Find every line with the word "this". Copy those lines.

"""

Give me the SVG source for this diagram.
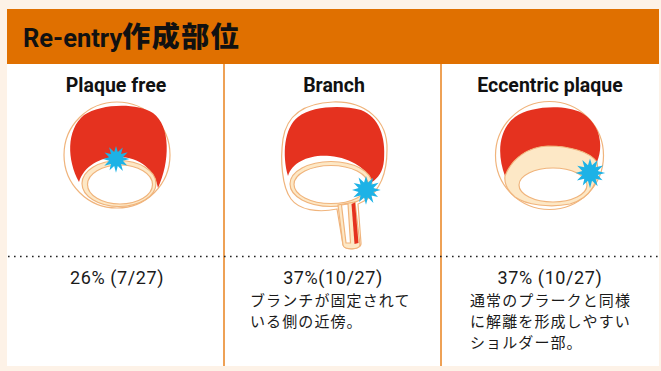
<svg xmlns="http://www.w3.org/2000/svg" xmlns:xlink="http://www.w3.org/1999/xlink" width="661" height="371" viewBox="0 0 661 371">
  <style>
    .title { font-family: Roboto, "Liberation Sans", "Noto Sans CJK JP", sans-serif; font-weight: 700; fill: #111; }
    .head { font-family: Roboto, "Liberation Sans", sans-serif; font-weight: 700; font-size: 19.5px; fill: #111; text-anchor: middle; }
    .pct { font-family: Roboto, "Liberation Sans", "Noto Sans CJK JP", sans-serif; font-size: 18px; letter-spacing: 0.6px; fill: #1a1a1a; text-anchor: middle; }
    .note { font-family: "Noto Sans CJK JP", sans-serif; font-size: 15px; letter-spacing: 1.1px; fill: #1a1a1a; }
    .wall { fill: #fff; stroke: #f0b47c; stroke-width: 1.2; }
    .plaque { fill: #fde8c6; stroke: #f0b47c; stroke-width: 1.2; }
    .lumen { fill: #fff; stroke: #f0b47c; stroke-width: 1.2; }
    .red { fill: #e5321f; }
    .tear { fill: #1db2e6; }
    .divider { stroke: #e8821e; stroke-width: 1.5; }
    .dots { stroke: #222; stroke-width: 1.6; stroke-dasharray: 1.6 4.4; }
  </style>
  <defs>
    <!-- spiky tear marker, centred on 0,0 -->
    <path id="star" d="M0,-10 L1.4,-5.3 L5.2,-8.8 L3.9,-3.9 L9,-5.2 L5.3,-1.4 L10.5,0 L5.3,1.4 L8.6,5 L3.9,3.9 L5.3,9.2 L1.4,5.3 L0,10.5 L-1.4,5.3 L-5,8.6 L-3.9,3.9 L-9,5.2 L-5.3,1.4 L-10,0 L-5.3,-1.4 L-8.8,-5 L-3.9,-3.9 L-5.3,-9 L-1.4,-5.3 Z"/>
  </defs>

  <!-- page background and card -->
  <rect x="0" y="0" width="661" height="371" fill="#fdf2e7"/>
  <rect x="7" y="9" width="652" height="357" fill="#fff"/>

  <!-- header band -->
  <g id="header">
    <rect x="7" y="9" width="652" height="55" fill="#e07000"/>
    <text class="title" x="23" y="47" font-size="25.5">Re-entry<tspan font-size="28" letter-spacing="1.5" font-weight="900" font-family="'Noto Sans CJK JP', sans-serif">作成部位</tspan></text>
  </g>

  <!-- column rules -->
  <g id="rules">
    <line class="divider" x1="224" y1="64" x2="224" y2="366"/>
    <line class="divider" x1="441" y1="64" x2="441" y2="366"/>
    <line class="dots" x1="8" y1="256.5" x2="659" y2="256.5"/>
  </g>

  <!-- column 1: plaque free -->
  <g id="plaque-free">
    <text class="head" x="116" y="92">Plaque free</text>
    <circle class="wall" cx="117" cy="155" r="53"/>
    <path class="red" d="M79,182 C67,160 66,130 84,115 C100,104 136,102 153,113 C171,126 170,162 158,188 C155,170 140,157 118,157 C100,157 84,166 79,182 Z"/>
    <ellipse class="plaque" cx="119" cy="183.5" rx="37" ry="23"/>
    <ellipse class="lumen" cx="120" cy="184.5" rx="32.5" ry="19.5"/>
    <use xlink:href="#star" class="tear" transform="translate(116,159) scale(1.3)"/>
    <text class="pct" x="117" y="284">26% (7/27)</text>
  </g>

  <!-- column 2: branch -->
  <g id="branch">
    <text class="head" x="334" y="92">Branch</text>
    <path class="wall" d="M333,102 C365,101 388,120 387,150 C387,172 380,190 366,200 L358,204 L361,243 C362,250 344,251 343,245 L337,209 C318,213 299,210 291,199 C282,187 280,160 283,139 C287,114 306,103 333,102 Z"/>
    <path class="red" d="M288,176 C282,155 284,128 298,117 C312,106 342,105 361,110 C379,117 386,137 384,160 C383,172 378,178 372,182 C368,170 352,158 330,156 C310,154 292,162 288,176 Z"/>
    <ellipse class="plaque" cx="331" cy="184" rx="41" ry="22.5"/>
    <ellipse class="lumen" cx="331" cy="184.5" rx="37" ry="19"/>
    <path class="plaque" d="M338,205 L343,245 C344,250 359,250 360,245 L355,202 Z"/>
    <path class="lumen" d="M341.5,205 L346,243 L350.5,243 L348,204 Z"/>
    <path class="red" d="M351.5,204 L355,202.5 L358.5,243 L354.5,244 Z"/>
    <use xlink:href="#star" class="tear" transform="translate(366,190) scale(1.4)"/>
    <text class="pct" x="333" y="284">37%(10/27)</text>
    <text class="note" x="250" y="306">ブランチが固定されて<tspan x="250" dy="21">いる側の近傍。</tspan></text>
  </g>

  <!-- column 3: eccentric plaque -->
  <g id="eccentric-plaque">
    <text class="head" x="550" y="92">Eccentric plaque</text>
    <circle class="wall" cx="549.5" cy="155.5" r="54"/>
    <path class="red" d="M505,176 C497,155 498,130 515,117 C530,106 565,104 582,113 C600,124 604,145 597,162 C590,152 570,146 548,146 C528,147 512,158 505,176 Z"/>
    <path class="plaque" d="M505,176 C512,158 528,147 548,146 C570,146 590,152 597,162 C600,181 591,198 570,204 C550,208 526,205 515,197 C508,191 504,184 505,176 Z"/>
    <ellipse class="lumen" cx="553" cy="185" rx="34" ry="17"/>
    <use xlink:href="#star" class="tear" transform="translate(590,173) scale(1.45)"/>
    <text class="pct" x="550" y="284">37% (10/27)</text>
    <text class="note" x="470" y="306">通常のプラークと同様<tspan x="470" dy="21">に解離を形成しやすい</tspan><tspan x="470" dy="21">ショルダー部。</tspan></text>
  </g>
</svg>
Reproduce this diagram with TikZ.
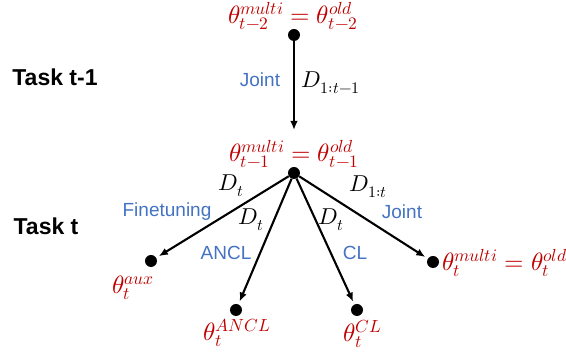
\documentclass[tikz,border=0pt]{standalone}
\usepackage{fontspec}
\usepackage{unicode-math}
\setmathfont{Latin Modern Math}
\setsansfont{Liberation Sans}
\usetikzlibrary{arrows.meta}
\definecolor{myred}{RGB}{192,0,0}
\definecolor{myblue}{RGB}{68,114,196}
\tikzset{
  dot/.style={circle,fill=black,inner sep=0pt,minimum size=12pt},
  arr/.style={line width=2.1pt,-{Latex[length=9pt,width=7.5pt]},shorten >=3pt},
  par/.style={text=myred,font=\fontsize{25}{29}\selectfont,inner sep=0pt},
  meth/.style={text=myblue,font=\sffamily\fontsize{19}{22}\selectfont,inner sep=0pt},
  dlab/.style={font=\fontsize{23}{27}\selectfont,inner sep=0pt},
  task/.style={font=\sffamily\bfseries\fontsize{23}{26}\selectfont,inner sep=0pt}
}
\begin{document}
\begin{tikzpicture}[x=1pt,y=-1pt]
\useasboundingbox (0,0) rectangle (566,352);
\node[task] (t1) at (55,77) {Task t-1};
\node[task] (t2) at (46,226) {Task t};

\node[dot] (a) at (294,35) {};
\node[dot] (m) at (294,173) {};
\node[dot] (aux) at (151,261) {};
\node[dot] (ancl) at (236,310) {};
\node[dot] (cl) at (357,310) {};
\node[dot] (jt) at (433,262) {};

\node[par] (pa) at (293,16) {$\theta^{multi}_{t-2}=\theta^{old}_{t-2}$};
\node[par] (pm) at (294,154) {$\theta^{multi}_{t-1}=\theta^{old}_{t-1}$};
\node[par] (paux) at (133,288) {$\theta^{aux}_{t}$};
\node[par] (pancl) at (237,333) {$\theta^{ANCL}_{t}$};
\node[par] (pcl) at (363,334) {$\theta^{CL}_{t}$};
\node[par,anchor=west] (pjt) at (442,263) {$\theta^{multi}_{t}=\theta^{old}_{t}$};

\coordinate (aend) at (294,130);
\draw[arr,shorten >=0pt] (a) -- (aend);
\draw[arr] (m) -- (aux);
\draw[arr] (m) -- (ancl);
\draw[arr] (m) -- (cl);
\draw[arr] (m) -- (jt);

\node[meth] (l1) at (260,80) {Joint};
\node[dlab] (d1) at (331,83) {$D_{1:t-1}$};
\node[dlab] (d2) at (231,186) {$D_t$};
\node[meth] (l2) at (167,212) {Finetuning};
\node[dlab] (d3) at (251,220) {$D_t$};
\node[meth] (l3) at (226,253) {ANCL};
\node[dlab] (d4) at (331,220) {$D_t$};
\node[meth] (l4) at (355,253) {CL};
\node[dlab] (d5) at (368,187) {$D_{1:t}$};
\node[meth] (l5) at (402,212) {Joint};
\end{tikzpicture}
\end{document}
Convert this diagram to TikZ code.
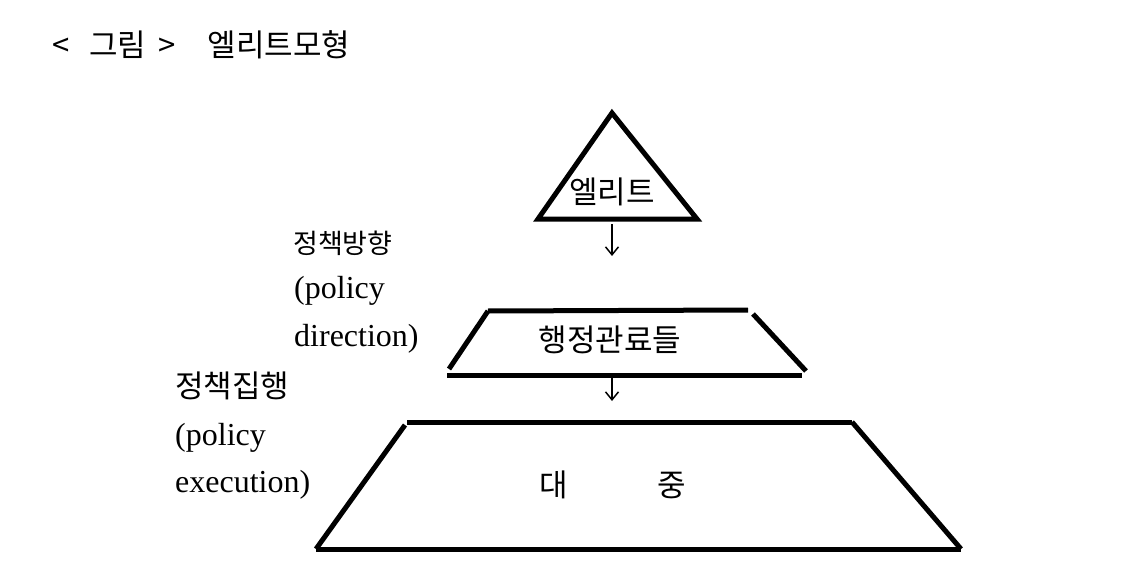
\documentclass[tikz,border=0pt]{standalone}
\usepackage{fontspec}
\setmainfont{Liberation Serif}
\newfontfamily\krfont{Noto Sans CJK KR}
\usetikzlibrary{arrows.meta}

\begin{document}
\begin{tikzpicture}[
  x=1pt, y=-1pt,
  edge/.style={line width=5pt},
  arr/.style={-{Straight Barb[length=8pt,width=13pt]}, line width=1.5pt},
  kr/.style={font=\krfont\fontsize{31}{33}\selectfont, inner sep=0pt},
  lat/.style={font=\fontsize{32}{34}\selectfont, inner sep=0pt, anchor=west}]
\useasboundingbox (0,0) rectangle (1136,586);

% title
\node[kr, anchor=west] (title) at (52,45)
  {<\hspace{20pt}그림\hspace{12pt}>\hspace{32pt}엘리트모형};

% elite triangle
\coordinate (eTop) at (612,113);
\coordinate (eL) at (538,219);
\coordinate (eR) at (697,219);
\draw[edge, line join=miter] (eL) -- (eTop) -- (eR) -- cycle;
\node[kr] (elite) at (612,192) {엘리트};

% bureaucrats
\coordinate (bTL) at (488,311);
\coordinate (bTR) at (748,310);
\coordinate (bBL) at (447,375);
\coordinate (bBR) at (802,375);
\draw[edge] (bTL) -- (bTR);
\draw[edge] (449,369) -- (bTL);
\draw[edge] (753,314) -- (806,371);
\draw[edge] (bBL) -- (bBR);
\node[kr] (bureau) at (610,340) {행정관료들};

% mass
\coordinate (mTL) at (407,422);
\coordinate (mTR) at (852,422);
\coordinate (mBL) at (316,549);
\coordinate (mBR) at (961,549);
\draw[edge] (mTL) -- (mTR);
\draw[edge] (405,425) -- (mBL);
\draw[edge] (mTR) -- (mBR);
\draw[edge] (mBL) -- (mBR);
\node[kr] (mass) at (613,485) {대\hspace{90pt}중};

% arrows
\coordinate (a1s) at (612,224);
\coordinate (a1e) at (612,256);
\coordinate (a2s) at (612,378);
\coordinate (a2e) at (612,401);
\draw[arr] (a1s) -- (a1e);
\draw[arr] (a2s) -- (a2e);

% labels
\node[kr, anchor=west, font=\krfont\fontsize{27}{29}\selectfont] (dirK) at (293,243) {정책방향};
\node[lat] (dirA) at (294,291) {(policy};
\node[lat] (dirB) at (294,339) {direction)};
\node[kr, anchor=west] (exeK) at (175,386) {정책집행};
\node[lat] (exeA) at (175,438) {(policy};
\node[lat] (exeB) at (175,485) {execution)};
\end{tikzpicture}
\end{document}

"""

Exercise output
Give me the SVG source for this diagram.
Reproduce this diagram with TikZ.
Convert this diagram to TikZ code.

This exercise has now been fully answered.